Partial Main Beam intelligent headlights and spotlights. The headlamps are made up of 100 individually controlled LEDs. An infrared camera recognizes oncoming traffic and then dims only the LEDs that are reflected directly at that vehicle. The result is that, while you’re not blinding the oncoming driver, the rest of the road is fully illuminated.
Passengers banging their heads together in a crash can be fatal, but Mercedes attempts to solve this issue in the ESF2009 with an inter-seat airbag system that inflates soft barriers between passengers as the crash happens, isolating each person from the rest and cushioning the movement of all bodies in the car post-impact.
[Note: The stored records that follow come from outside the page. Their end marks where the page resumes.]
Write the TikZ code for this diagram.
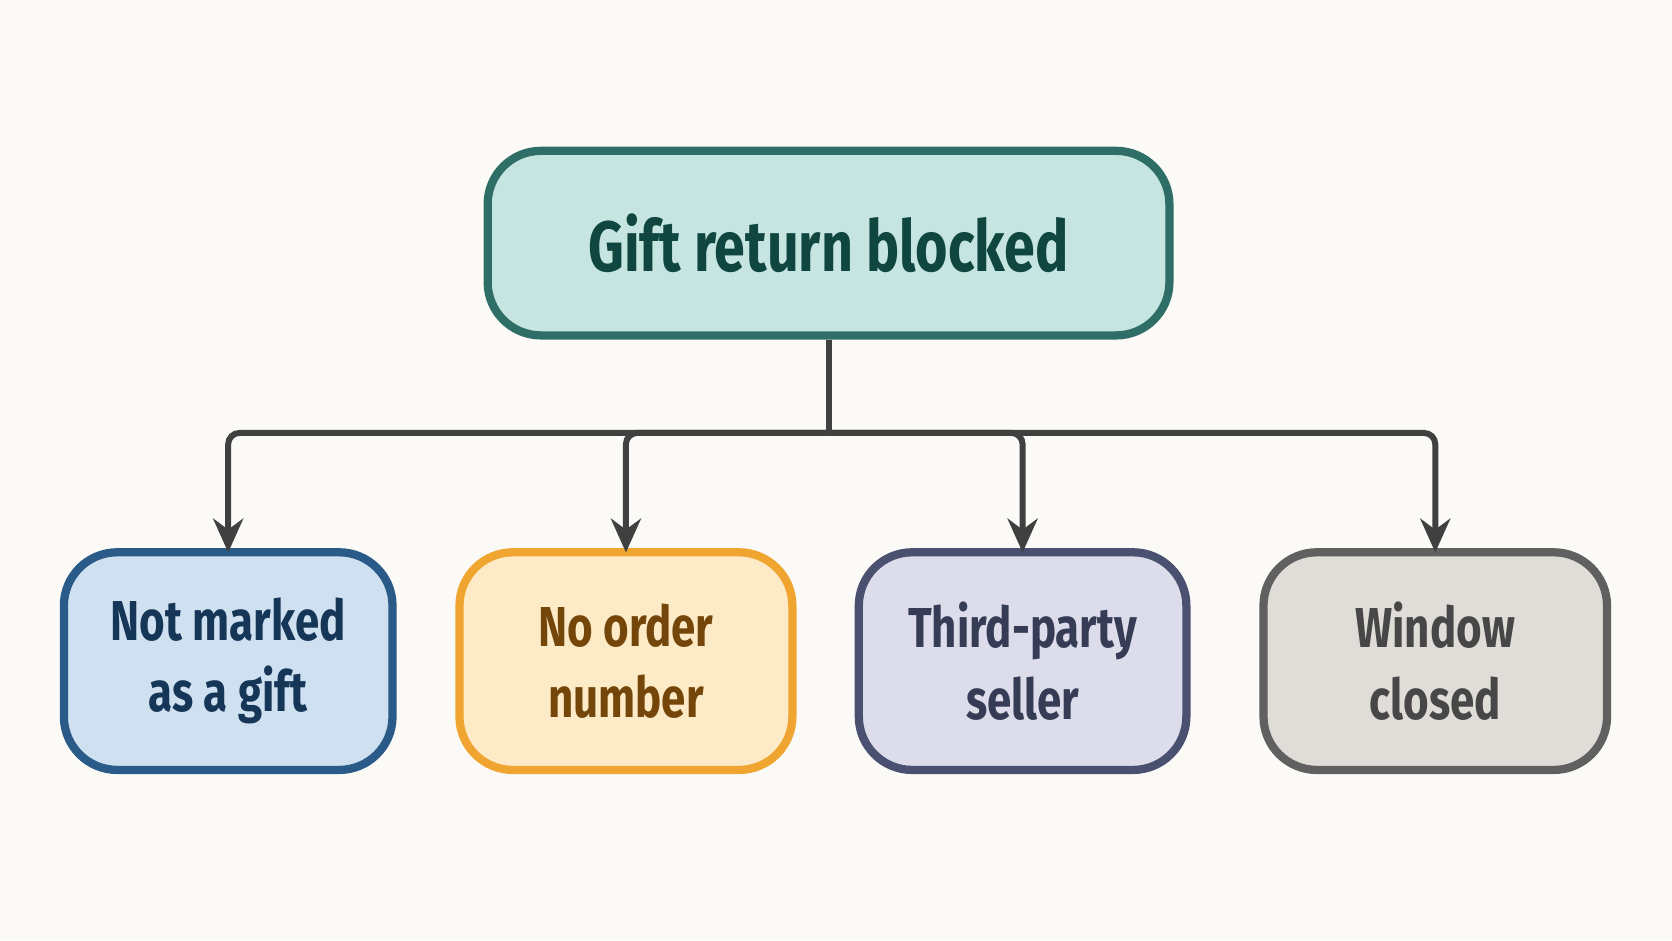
\documentclass[tikz,border=0pt]{standalone}
\usepackage{fontspec}
\setmainfont{Fira Sans}[FakeStretch=0.78]
\usetikzlibrary{arrows.meta}
\definecolor{bgc}{HTML}{FBFAF7}
\definecolor{topfill}{HTML}{C6E5E0}\definecolor{topline}{HTML}{2E6E66}\definecolor{toptext}{HTML}{0F463F}
\definecolor{bluefill}{HTML}{CFE0F0}\definecolor{blueline}{HTML}{2A5A88}\definecolor{bluetext}{HTML}{163658}
\definecolor{orfill}{HTML}{FDEBC8}\definecolor{orline}{HTML}{F0A530}\definecolor{ortext}{HTML}{744609}
\definecolor{pufill}{HTML}{DCDCEA}\definecolor{puline}{HTML}{4A5070}\definecolor{putext}{HTML}{373C56}
\definecolor{grfill}{HTML}{E0DDD8}\definecolor{grline}{HTML}{606060}\definecolor{grtext}{HTML}{474747}
\definecolor{wire}{HTML}{404040}
\begin{document}
\begin{tikzpicture}[x=0.01cm,y=-0.01cm,
  box/.style={draw, line width=2.2pt, rounded corners=0.5cm, align=center, font=\bfseries\fontsize{15}{19}\selectfont},
  cause/.style={box, minimum height=2.04cm},
  link/.style={wire, line width=1.6pt, -{Stealth[length=9pt,width=8pt]}}]
\fill[bgc] (0,0) rectangle (1568,882);

\node[box, fill=topfill, draw=topline, text=toptext, minimum width=6.39cm, minimum height=1.73cm,
  font=\bfseries\fontsize{19}{23}\selectfont] (blocked) at (777,228) {Gift return blocked};

\node[cause, fill=bluefill, draw=blueline, text=bluetext, minimum width=3.08cm] (notgift) at (214,620) {Not marked\\as a gift};
\node[cause, fill=orfill, draw=orline, text=ortext, minimum width=3.12cm] (noorder) at (587,620) {No order\\number};
\node[cause, fill=pufill, draw=puline, text=putext, minimum width=3.07cm] (thirdparty) at (959,620) {Third-party\\seller};
\node[cause, fill=grfill, draw=grline, text=grtext, minimum width=3.22cm] (window) at (1346,620) {Window\\closed};

\coordinate (bus) at (777,406);
\draw[wire, line width=1.6pt] (blocked.south) -- (bus);
\foreach \n in {notgift,noorder,thirdparty,window}
  \draw[link, rounded corners=3pt] (bus) -| ([yshift=-0.04cm]\n.north);
\end{tikzpicture}
\end{document}
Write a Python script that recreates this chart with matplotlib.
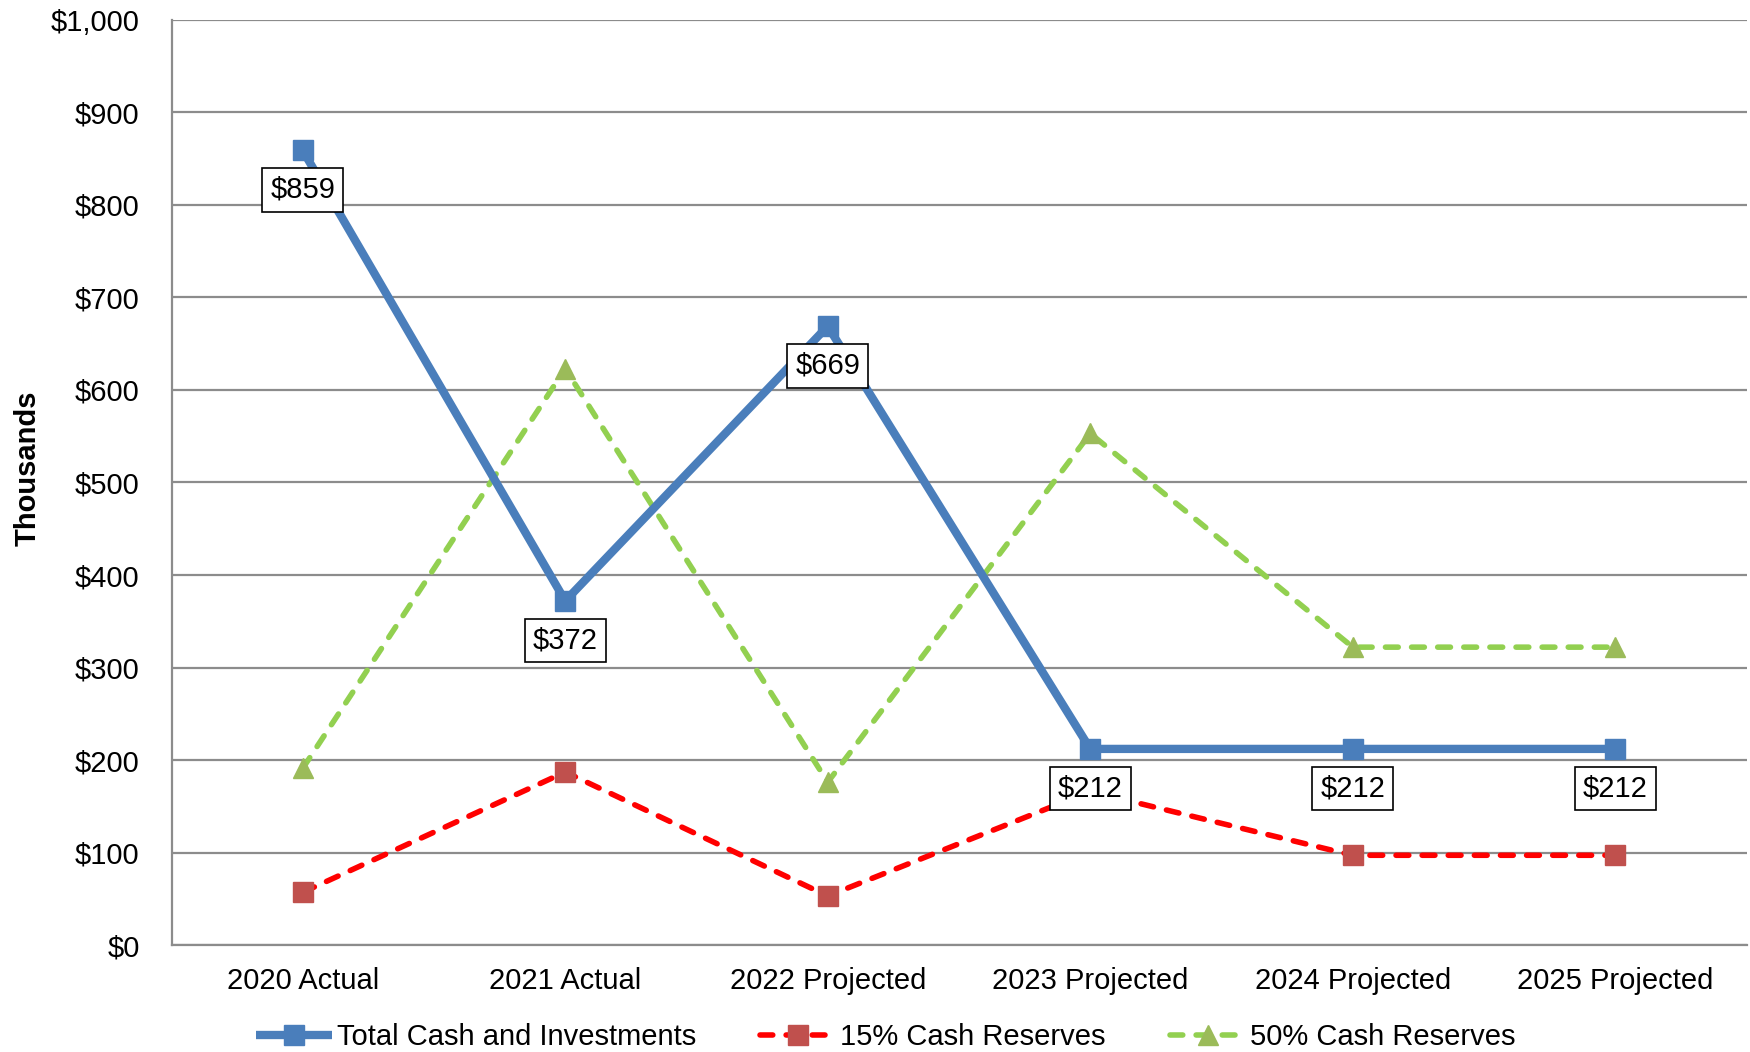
import matplotlib
matplotlib.use("Agg")
import matplotlib.pyplot as plt
from matplotlib.ticker import FuncFormatter, MultipleLocator

plt.rcParams['font.family'] = ['Liberation Sans', 'DejaVu Sans']

categories = ["2020 Actual", "2021 Actual", "2022 Projected",
              "2023 Projected", "2024 Projected", "2025 Projected"]
total_cash = [859, 372, 669, 212, 212, 212]
reserves_15 = [57, 187, 53, 166, 97, 97]
reserves_50 = [191, 623, 176, 553, 322, 322]

FS = 21

fig = plt.figure(figsize=(17.5, 10.52), dpi=100)
ax = fig.add_axes([0.098, 0.1017, 0.900, 0.8793])

x = list(range(len(categories)))

ax.plot(x, reserves_50, color="#92D050", lw=4.0, linestyle=(0, (2.3, 2.4)),
        dash_capstyle="round", marker="^", markersize=15,
        markerfacecolor="#9BBB59", markeredgecolor="#9BBB59",
        label="50% Cash Reserves", zorder=3)
ax.plot(x, reserves_15, color="#FF0000", lw=4.0, linestyle=(0, (2.3, 2.4)),
        dash_capstyle="round", marker="s", markersize=14,
        markerfacecolor="#C0504D", markeredgecolor="#C0504D",
        label="15% Cash Reserves", zorder=4)
ax.plot(x, total_cash, color="#4A7EBB", lw=6.0, solid_capstyle="butt",
        marker="s", markersize=14, markerfacecolor="#4A7EBB",
        markeredgecolor="#4A7EBB", label="Total Cash and Investments", zorder=5)

# value labels beneath each point of the total series
for xi, v in zip(x, total_cash):
    ax.annotate(f"${v:,.0f}", (xi, v), xytext=(0, -28.5), textcoords="offset points",
                ha="center", va="center", fontsize=FS, zorder=6,
                bbox=dict(boxstyle="square,pad=0.27", fc="white", ec="black", lw=1.2))

ax.set_xlim(-0.5, len(categories) - 0.5)
ax.set_ylim(0, 1000)
ax.yaxis.set_major_locator(MultipleLocator(100))
ax.yaxis.set_major_formatter(FuncFormatter(lambda v, p: f"${v:,.0f}"))
ax.set_xticks(x)
ax.set_xticklabels(categories)
ax.tick_params(axis="both", length=0, labelsize=FS, colors="black")
ax.tick_params(axis="y", pad=23)
ax.tick_params(axis="x", pad=15.5)
for lab in ax.get_yticklabels():
    lab.set_horizontalalignment("right")

ax.grid(axis="y", color="#8C8C8C", lw=1.6)
ax.set_axisbelow(True)
for side in ("top", "right"):
    ax.spines[side].set_visible(False)
for side in ("left", "bottom"):
    ax.spines[side].set_color("#8C8C8C")
    ax.spines[side].set_linewidth(1.6)

ax.set_ylabel("Thousands", fontsize=FS, fontweight="bold")
ax.yaxis.set_label_coords(-0.0825, 0.515)

handles, labels = ax.get_legend_handles_labels()
order = [2, 1, 0]
fig.legend([handles[i] for i in order], [labels[i] for i in order],
           loc="center", bbox_to_anchor=(886 / 1750, 1 - 1037 / 1052),
           ncol=3, frameon=False, fontsize=FS, handlelength=2.6,
           handletextpad=0.15, columnspacing=2.2, borderpad=0)

fig.savefig("out.png", dpi=100)
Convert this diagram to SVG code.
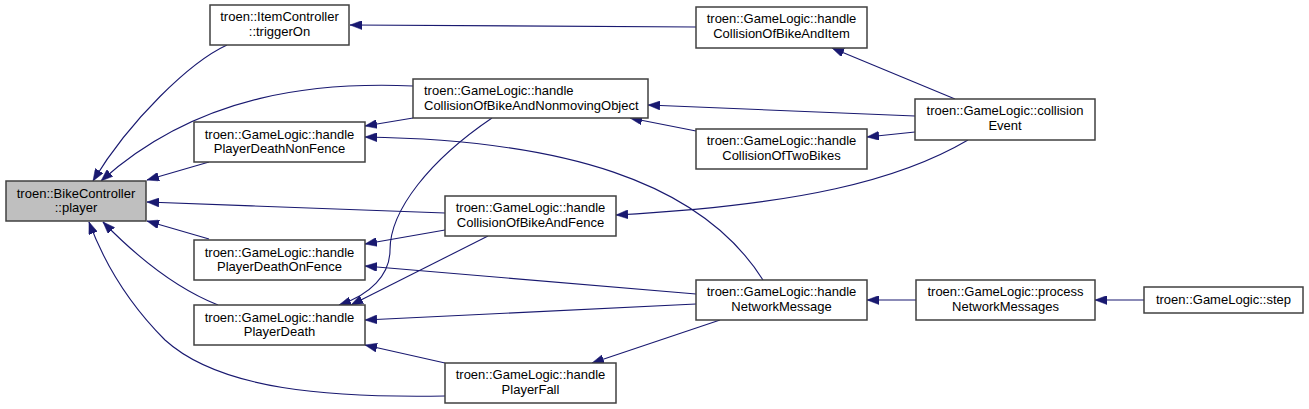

Another feature is the Belt-Bag inflating seatbelt. Seatbelts have already saved countless lives, and they remain the primary source of protection in collisions, particularly to backseat passengers who don’t often get an airbag. The Belt-Bag unfolds as it inflates, almost doubling its surface contact with the wearer to distribute its restraining force across a wider section of the body, as well as contributing an air cushioning effect.
There are many other features in this Mercedes-Benz ESF2009, including sensors to work out just how much air should go in the airbag, depending upon the height and weight of the passengers, interactive car to car transmission so that when your car detects a hazard, it then warns other cars in the area, air chambers in the seats to push the passengers away from the crumple zones and even a ‘kid cam’ in the roof that lets the driver see just what the children are up to!
Undoubtedly you will see the concepts in the ESF2009 making their presence in the vehicles in the next decade. With the road toll being so high in this country, perhaps Mercedes-Benz could design a cocoon to wrap around motorcycle riders when they come off, wearing no helmet (as usual).